> _What to work on_:
Copy exactly, and only, the lines between the start of the entries below and the line containing "0.0088, 0.0078, 0.007];", both inclusive. Omit pictures.

(Charts and diagrams as code)
──────────

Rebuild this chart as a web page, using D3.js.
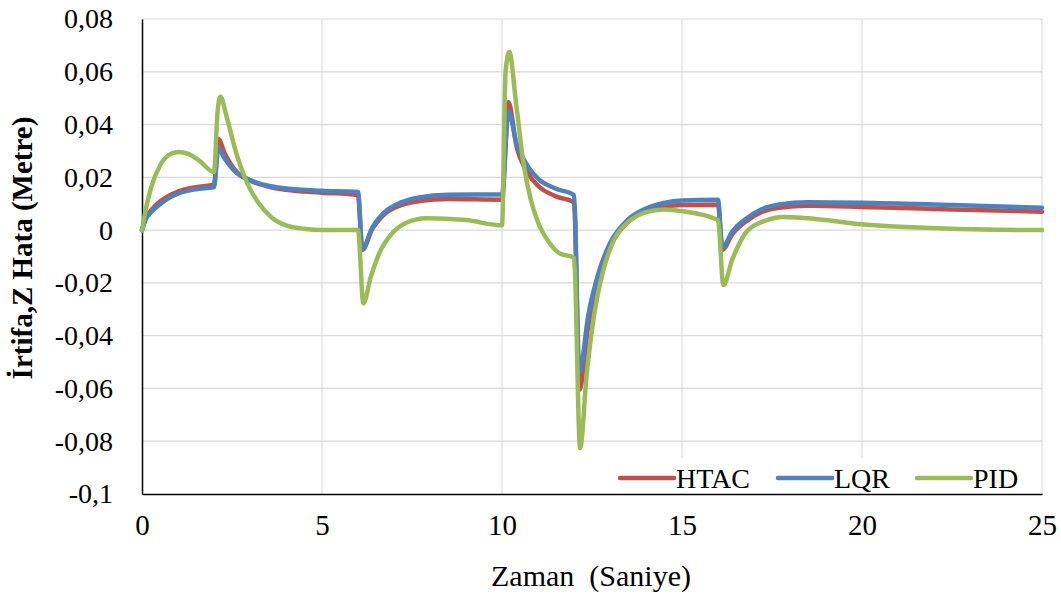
<!DOCTYPE html>
<html>
<head>
<meta charset="utf-8">
<script src="https://cdn.jsdelivr.net/npm/d3@7"></script>
</head>
<body style="margin:0">
<svg id="chart" width="1061" height="599" style="font-family: 'Liberation Serif', Tinos, 'Times New Roman', serif"></svg>
<script>
// ---- data ----
const seriesNames = ["HTAC", "LQR", "PID"];
const seriesColors = ["#C0504D", "#4F81BD", "#9BBB59"];

const xTicks = [0, 5, 10, 15, 20, 25];
const yTicks = [-0.1, -0.08, -0.06, -0.04, -0.02, 0, 0.02, 0.04, 0.06, 0.08];
const yTickLabels = ["-0,1", "-0,08", "-0,06", "-0,04", "-0,02", "0", "0,02", "0,04", "0,06", "0,08"];

const ctrlTime = [0, 0.1, 0.25, 0.5, 0.75, 1.0, 1.5, 2.0, 2.12, 2.3, 2.6, 3.0, 3.5, 4.0, 5.0, 6.0,
  6.12, 6.4, 6.8, 7.2, 7.7, 8.5, 10.0, 10.18, 10.4, 10.7, 11.0, 11.5, 12.0,
  12.15, 12.4, 12.7, 13.0, 13.5, 14.0, 14.5, 15.0, 16.0,
  16.12, 16.4, 16.8, 17.2, 17.7, 18.5, 20, 22.5, 25];

const htacValues = [0, 0.0045, 0.0075, 0.0108, 0.013, 0.0146, 0.0163, 0.0172, 0.0345, 0.029, 0.0225, 0.0188, 0.0165, 0.0153, 0.0142, 0.0133,
  -0.0075, 0.0005, 0.0068, 0.0095, 0.011, 0.0118, 0.0115, 0.0485, 0.032, 0.022, 0.0168, 0.0128, 0.0105,
  -0.0605, -0.036, -0.018, -0.0065, 0.003, 0.0072, 0.0088, 0.0095, 0.0096,
  -0.0075, -0.0015, 0.0035, 0.0068, 0.0085, 0.0092, 0.0088, 0.0078, 0.007];

const lqrValues = [0, 0.004, 0.0068, 0.0098, 0.0122, 0.0138, 0.0155, 0.0163, 0.031, 0.027, 0.022, 0.019, 0.0168, 0.0158, 0.0149, 0.0144,
  -0.007, 0.001, 0.0075, 0.0105, 0.0124, 0.0134, 0.0135, 0.045, 0.033, 0.0245, 0.0195, 0.0157, 0.0133,
  -0.054, -0.032, -0.0155, -0.005, 0.004, 0.0082, 0.0103, 0.0112, 0.0115,
  -0.0065, -0.0005, 0.0045, 0.0078, 0.0097, 0.0106, 0.0104, 0.0095, 0.0085];

const pidTime = [0, 0.1, 0.25, 0.5, 0.75, 1.0, 1.3, 1.6, 2.0, 2.1, 2.18, 2.35, 2.6, 2.9, 3.2, 3.6, 4.0, 4.5, 5.0, 6.0,
  6.15, 6.35, 6.6, 6.9, 7.3, 7.9, 9.0, 10.0,
  10.1, 10.2, 10.4, 10.6, 10.8, 11.0, 11.3, 11.6, 12.0,
  12.17, 12.35, 12.55, 12.8, 13.1, 13.5, 14.0, 14.5, 15.0, 16.0,
  16.15, 16.4, 16.8, 17.3, 17.8, 18.5, 20, 22.5, 25];

const pidValues = [0, 0.0075, 0.016, 0.0245, 0.0285, 0.0296, 0.0288, 0.0262, 0.022, 0.045, 0.0505, 0.043, 0.03, 0.0185, 0.011, 0.0048, 0.0018, 0.0005, 0.0, 0.0,
  -0.0278, -0.018, -0.0085, -0.002, 0.0025, 0.0045, 0.0038, 0.0018,
  0.06, 0.0675, 0.047, 0.025, 0.0115, 0.003, -0.0045, -0.0088, -0.0105,
  -0.0826, -0.055, -0.033, -0.016, -0.004, 0.003, 0.0068, 0.0078, 0.0072, 0.0038,
  -0.0208, -0.011, -0.0005, 0.0035, 0.005, 0.0045, 0.0022, 0.0005, 0.0];

const xTitle = "Zaman  (Saniye)";
const yTitle = "İrtifa,Z Hata (Metre)";

// ---- layout ----
const svg = d3.select("#chart");
const mLeft = 142, mRight = 1042, mTop = 19, mBottom = 494;

const x = d3.scaleLinear().domain([0, 25]).range([mLeft, mRight]);
const y = d3.scaleLinear().domain([-0.1, 0.08]).range([mBottom, mTop]);

// gridlines
svg.append("g").selectAll("line").data(yTicks.filter(v => v > -0.1)).join("line")
  .attr("x1", mLeft).attr("x2", mRight)
  .attr("y1", d => y(d)).attr("y2", d => y(d))
  .attr("stroke", "#d9d9d9").attr("stroke-width", 1.2);
svg.append("g").selectAll("line").data(xTicks.filter(v => v > 0)).join("line")
  .attr("x1", d => x(d)).attr("x2", d => x(d))
  .attr("y1", mTop).attr("y2", mBottom)
  .attr("stroke", "#d9d9d9").attr("stroke-width", 1.2);

// axes
const xAxis = d3.axisBottom(x).tickValues(xTicks).tickSize(0).tickPadding(20).tickFormat(d3.format("d"));
const gx = svg.append("g").attr("transform", `translate(0,${mBottom})`).call(xAxis);
gx.attr("font-family", null).attr("font-size", null);
gx.select(".domain").attr("stroke", "#000").attr("stroke-width", 1.5);
gx.selectAll("text").attr("fill", "#000").style("font-family", '"Liberation Serif"').style("font-size", "29px");

const yAxis = d3.axisLeft(y).tickValues(yTicks).tickSize(0).tickPadding(29)
  .tickFormat((d, i) => yTickLabels[i]);
const gy = svg.append("g").attr("transform", `translate(${mLeft},0)`).call(yAxis);
gy.attr("font-family", null).attr("font-size", null);
gy.select(".domain").attr("stroke", "#000").attr("stroke-width", 1.5);
gy.selectAll("text").attr("fill", "#000").style("font-family", "Tinos").style("font-size", "28px");

// lines
const series = [
  { name: seriesNames[0], t: ctrlTime, v: htacValues, color: seriesColors[0] },
  { name: seriesNames[1], t: ctrlTime, v: lqrValues, color: seriesColors[1] },
  { name: seriesNames[2], t: pidTime, v: pidValues, color: seriesColors[2] }
];
const line = d3.line().x(d => x(d[0])).y(d => y(d[1])).curve(d3.curveMonotoneX);
svg.append("g").selectAll("path").data(series).join("path")
  .attr("d", s => line(s.t.map((t, i) => [t, s.v[i]])))
  .attr("fill", "none")
  .attr("stroke", s => s.color)
  .attr("stroke-width", 4.5)
  .attr("stroke-linejoin", "round")
  .attr("stroke-linecap", "round");

// legend
const legendItems = [
  { x0: 620, name: seriesNames[0], color: seriesColors[0] },
  { x0: 778, name: seriesNames[1], color: seriesColors[1] },
  { x0: 917, name: seriesNames[2], color: seriesColors[2] }
];
const lg = svg.append("g");
lg.append("rect").attr("x", 612).attr("y", 458).attr("width", 415).attr("height", 35).attr("fill", "#fff");
legendItems.forEach(it => {
  lg.append("line").attr("x1", it.x0).attr("x2", it.x0 + 54)
    .attr("y1", 478).attr("y2", 478)
    .attr("stroke", it.color).attr("stroke-width", 4.5).attr("stroke-linecap", "round");
  lg.append("text").attr("x", it.x0 + 56).attr("y", 488).attr("fill", "#000")
    .style("font-family", '"Times New Roman"').style("font-size", "28px").text(it.name);
});

// titles
svg.append("text").attr("x", 591).attr("y", 586).attr("text-anchor", "middle").attr("fill", "#000")
  .style("font-size", "30px").style("white-space", "pre").text(xTitle);
svg.append("text").attr("transform", "translate(32,248) rotate(-90)").attr("text-anchor", "middle").attr("fill", "#000")
  .style("font-family", "'Liberation Serif', serif").style("font-size", "29px").style("font-weight", "bold").text(yTitle);
</script>
</body>
</html>
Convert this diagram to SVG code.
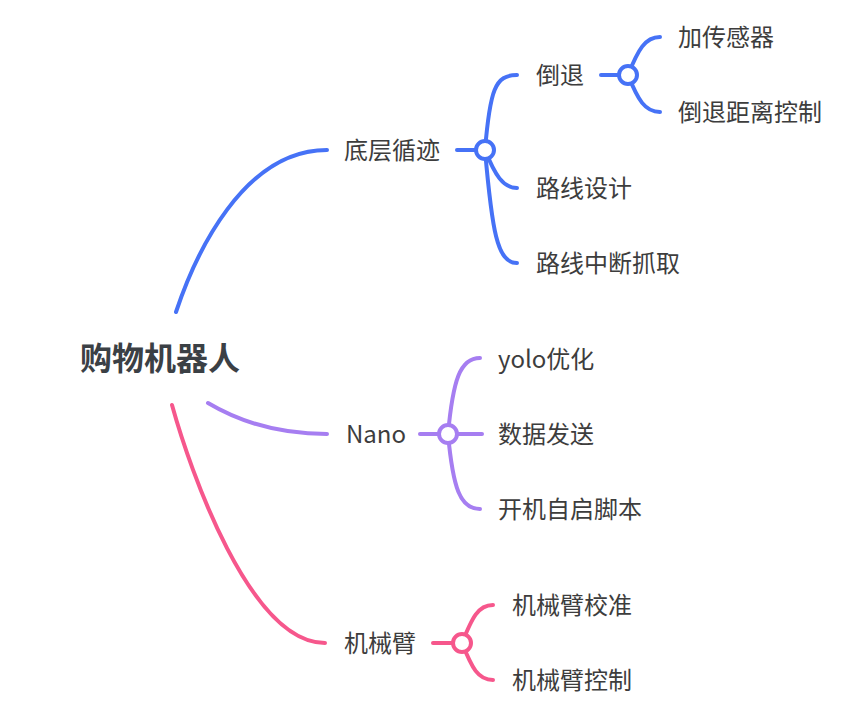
<svg xmlns="http://www.w3.org/2000/svg" width="868" height="726" viewBox="0 0 868 726">
  <style>
    text { font-family: "Noto Sans CJK SC", "Noto Sans", sans-serif; font-size: 24px; fill: #3d3d3d; }
    .root { font-size: 32px; font-weight: bold; fill: #3b4045; }
    .edge { fill: none; stroke-width: 4; stroke-linecap: round; }
    .dot { fill: #ffffff; stroke-width: 4; }
    .blue { stroke: #4672f6; }
    .purple { stroke: #a67ef1; }
    .pink { stroke: #f6578c; }
  </style>
  <rect width="868" height="726" fill="#ffffff"/>

  <g id="connectors">
    <!-- root to main branches -->
    <path class="edge blue" d="M176,312 C195,255 243,150 327,150"/>
    <path class="edge purple" d="M208,403 C240,422 280,434 327,434"/>
    <path class="edge pink" d="M172,405 C190,470 250,643 325,643"/>

    <!-- 底层循迹 subtree -->
    <path class="edge blue" d="M457,150 L485,150"/>
    <path class="edge blue" d="M485,150 C490,90 495,75 517,75"/>
    <path class="edge blue" d="M485,150 C495,175 503,188 517,188"/>
    <path class="edge blue" d="M485,150 C492,230 497,263 517,263"/>
    <path class="edge blue" d="M601,75 L628,75"/>
    <path class="edge blue" d="M628,75 C638,50 645,37 660,37"/>
    <path class="edge blue" d="M628,75 C638,100 645,112 660,112"/>

    <!-- Nano subtree -->
    <path class="edge purple" d="M420,434 L448,434"/>
    <path class="edge purple" d="M448,434 C453,380 460,358 480,358"/>
    <path class="edge purple" d="M448,434 L482,434"/>
    <path class="edge purple" d="M448,434 C453,488 460,509 480,509"/>

    <!-- 机械臂 subtree -->
    <path class="edge pink" d="M433,643 L462,643"/>
    <path class="edge pink" d="M462,643 C472,618 478,605 493,605"/>
    <path class="edge pink" d="M462,643 C472,668 478,680 493,680"/>

    <!-- collapse markers -->
    <circle class="dot blue" cx="485" cy="150" r="9"/>
    <circle class="dot blue" cx="628" cy="75" r="9"/>
    <circle class="dot purple" cx="448" cy="434" r="9"/>
    <circle class="dot pink" cx="462" cy="643" r="9"/>
  </g>

  <g id="root"><text class="root" x="80" y="370">购物机器人</text></g>

  <g id="n-dicengxunji"><text x="344" y="159">底层循迹</text></g>
  <g id="n-daotui"><text x="536" y="84">倒退</text></g>
  <g id="n-jiachuanganqi"><text x="678" y="46">加传感器</text></g>
  <g id="n-daotuijuli"><text x="678" y="121">倒退距离控制</text></g>
  <g id="n-luxiansheji"><text x="536" y="197">路线设计</text></g>
  <g id="n-luxianzhongduan"><text x="536" y="272">路线中断抓取</text></g>

  <g id="n-nano"><text x="346" y="443">Nano</text></g>
  <g id="n-yolo"><text x="498" y="368">yolo优化</text></g>
  <g id="n-shujufasong"><text x="498" y="443">数据发送</text></g>
  <g id="n-kaiji"><text x="498" y="518">开机自启脚本</text></g>

  <g id="n-jixiebi"><text x="344" y="652">机械臂</text></g>
  <g id="n-jiaozhun"><text x="512" y="614">机械臂校准</text></g>
  <g id="n-kongzhi"><text x="512" y="689">机械臂控制</text></g>
</svg>
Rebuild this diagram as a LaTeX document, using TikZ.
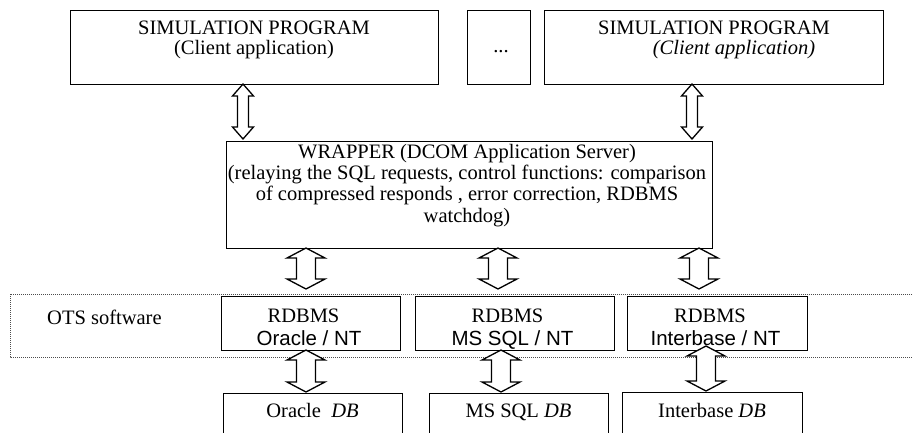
\documentclass[tikz,border=0pt]{standalone}
\usepackage{fontspec}
\setmainfont{Liberation Serif}
\newfontfamily\arialfont{Liberation Sans}
\usetikzlibrary{calc}
% hollow double arrow: #1 top tip, #2 bottom tip, #3 half shaft, #4 half head, #5 head length
\newcommand\hollowarr[5]{%
  \draw[dblarrow] let \p1=(#1), \p2=(#2) in
    (\x1,\y1) -- (\x1+#4pt,\y1-#5pt) -- (\x1+#3pt,\y1-#5pt) -- (\x1+#3pt,\y2+#5pt)
    -- (\x1+#4pt,\y2+#5pt) -- (\x1,\y2) -- (\x1-#4pt,\y2+#5pt) -- (\x1-#3pt,\y2+#5pt)
    -- (\x1-#3pt,\y1-#5pt) -- (\x1-#4pt,\y1-#5pt) -- cycle;}
\begin{document}
\begin{tikzpicture}[x=1pt,y=-1pt,
  box/.style={draw, line width=1.4pt, inner sep=0pt, anchor=north west},
  txt/.style={anchor=base, inner sep=0pt, font=\fontsize{20.5}{21}\selectfont},
  stxt/.style={anchor=base, inner sep=0pt, font=\arialfont\fontsize{20.5}{21}\selectfont},
  dotbox/.style={draw=black!70, line width=1pt, dash pattern=on 1pt off 1pt},
  dblarrow/.style={draw, line width=1.3pt, fill=white, line join=miter}]
\useasboundingbox (0,0) rectangle (913,432);
\clip (0,0) rectangle (913,432);
\fill[white] (0,0) rectangle (913,432);

% dotted OTS band
\draw[dotbox] (10,294) rectangle (930,357);

% boxes
\node[box, minimum width=368pt, minimum height=74pt] (sp1) at (70,10) {};
\node[box, minimum width=63pt, minimum height=74pt] (dots) at (467,10) {};
\node[box, minimum width=339pt, minimum height=74pt] (sp2) at (544,10) {};
\node[box, minimum width=486pt, minimum height=107pt] (wrap) at (226,141) {};
\node[box, minimum width=179pt, minimum height=54pt] (r1) at (221,296) {};
\node[box, minimum width=199pt, minimum height=54pt] (r2) at (415,296) {};
\node[box, minimum width=180pt, minimum height=54pt] (r3) at (627,296) {};
\node[box, minimum width=179pt, minimum height=50pt] (d1) at (223,393) {};
\node[box, minimum width=179pt, minimum height=50pt] (d2) at (429,393) {};
\node[box, minimum width=180pt, minimum height=51pt] (d3) at (622,392) {};

% texts
\node[txt] (sp1a) at (254,34) {SIMULATION PROGRAM};
\node[txt] (sp1b) at (254,54.5) {(Client application)};
\node[txt] (dotst) at (501,52) {...};
\node[txt] (sp2a) at (714,34) {SIMULATION PROGRAM};
\node[txt] (sp2b) at (734,54.5) {\itshape (Client application)};
\node[txt] (w1) at (467,158) {WRAPPER (DCOM Application Server)};
\node[txt] (w2) at (467,179.5) {(relaying the SQL requests, control functions: comparison};
\node[txt] (w3) at (467,200.5) {of compressed responds , error correction, RDBMS};
\node[txt] (w4) at (467,222) {watchdog)};
\node[txt, anchor=base west] (ots) at (47,324) {OTS software};
\node[txt] (r1a) at (303.5,322) {RDBMS};
\node[stxt] (r1b) at (309,345) {Oracle / NT};
\node[txt] (r2a) at (507.5,322) {RDBMS};
\node[stxt] (r2b) at (512.5,345) {MS SQL / NT};
\node[txt] (r3a) at (710,322) {RDBMS};
\node[stxt] (r3b) at (715.5,345) {Interbase / NT};
\node[txt] (d1t) at (312.5,417) {Oracle\ \ \textit{DB}};
\node[txt] (d2t) at (518.5,417) {MS SQL \textit{DB}};
\node[txt] (d3t) at (712,417) {Interbase \textit{DB}};

% arrow end points
\coordinate (u1t) at (243,84);  \coordinate (u1b) at (243,139);
\coordinate (u2t) at (692,84);  \coordinate (u2b) at (692,139);
\coordinate (m1t) at (306,248); \coordinate (m1b) at (306,289);
\coordinate (m2t) at (498,248); \coordinate (m2b) at (498,289);
\coordinate (m3t) at (699,248); \coordinate (m3b) at (699,289);
\coordinate (l1t) at (306,350); \coordinate (l1b) at (306,392);
\coordinate (l2t) at (501,350); \coordinate (l2b) at (501,392);
\coordinate (l3t) at (706,346); \coordinate (l3b) at (706,391);

\hollowarr{u1t}{u1b}{5.5}{10.5}{12}
\hollowarr{u2t}{u2b}{5.5}{10.5}{12}
\hollowarr{m1t}{m1b}{9.5}{19}{10}
\hollowarr{m2t}{m2b}{9.5}{19}{10}
\hollowarr{m3t}{m3b}{9.5}{19}{10}
\hollowarr{l1t}{l1b}{9.5}{19}{10}
\hollowarr{l2t}{l2b}{9.5}{19}{10}
\hollowarr{l3t}{l3b}{9.5}{19}{10}
\end{tikzpicture}
\end{document}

──────────

> _Solution for this problem_:
Rebuild this chart as a web page, using D3.js.
<!DOCTYPE html>
<html>
<head>
<meta charset="utf-8">
<script src="https://cdn.jsdelivr.net/npm/d3@7"></script>
</head>
<body style="margin:0">
<svg id="chart" width="1061" height="599" style="font-family: 'Liberation Serif', Tinos, 'Times New Roman', serif"></svg>
<script>
// ---- data ----
const seriesNames = ["HTAC", "LQR", "PID"];
const seriesColors = ["#C0504D", "#4F81BD", "#9BBB59"];

const xTicks = [0, 5, 10, 15, 20, 25];
const yTicks = [-0.1, -0.08, -0.06, -0.04, -0.02, 0, 0.02, 0.04, 0.06, 0.08];
const yTickLabels = ["-0,1", "-0,08", "-0,06", "-0,04", "-0,02", "0", "0,02", "0,04", "0,06", "0,08"];

const ctrlTime = [0, 0.1, 0.25, 0.5, 0.75, 1.0, 1.5, 2.0, 2.12, 2.3, 2.6, 3.0, 3.5, 4.0, 5.0, 6.0,
  6.12, 6.4, 6.8, 7.2, 7.7, 8.5, 10.0, 10.18, 10.4, 10.7, 11.0, 11.5, 12.0,
  12.15, 12.4, 12.7, 13.0, 13.5, 14.0, 14.5, 15.0, 16.0,
  16.12, 16.4, 16.8, 17.2, 17.7, 18.5, 20, 22.5, 25];

const htacValues = [0, 0.0045, 0.0075, 0.0108, 0.013, 0.0146, 0.0163, 0.0172, 0.0345, 0.029, 0.0225, 0.0188, 0.0165, 0.0153, 0.0142, 0.0133,
  -0.0075, 0.0005, 0.0068, 0.0095, 0.011, 0.0118, 0.0115, 0.0485, 0.032, 0.022, 0.0168, 0.0128, 0.0105,
  -0.0605, -0.036, -0.018, -0.0065, 0.003, 0.0072, 0.0088, 0.0095, 0.0096,
  -0.0075, -0.0015, 0.0035, 0.0068, 0.0085, 0.0092, 0.0088, 0.0078, 0.007];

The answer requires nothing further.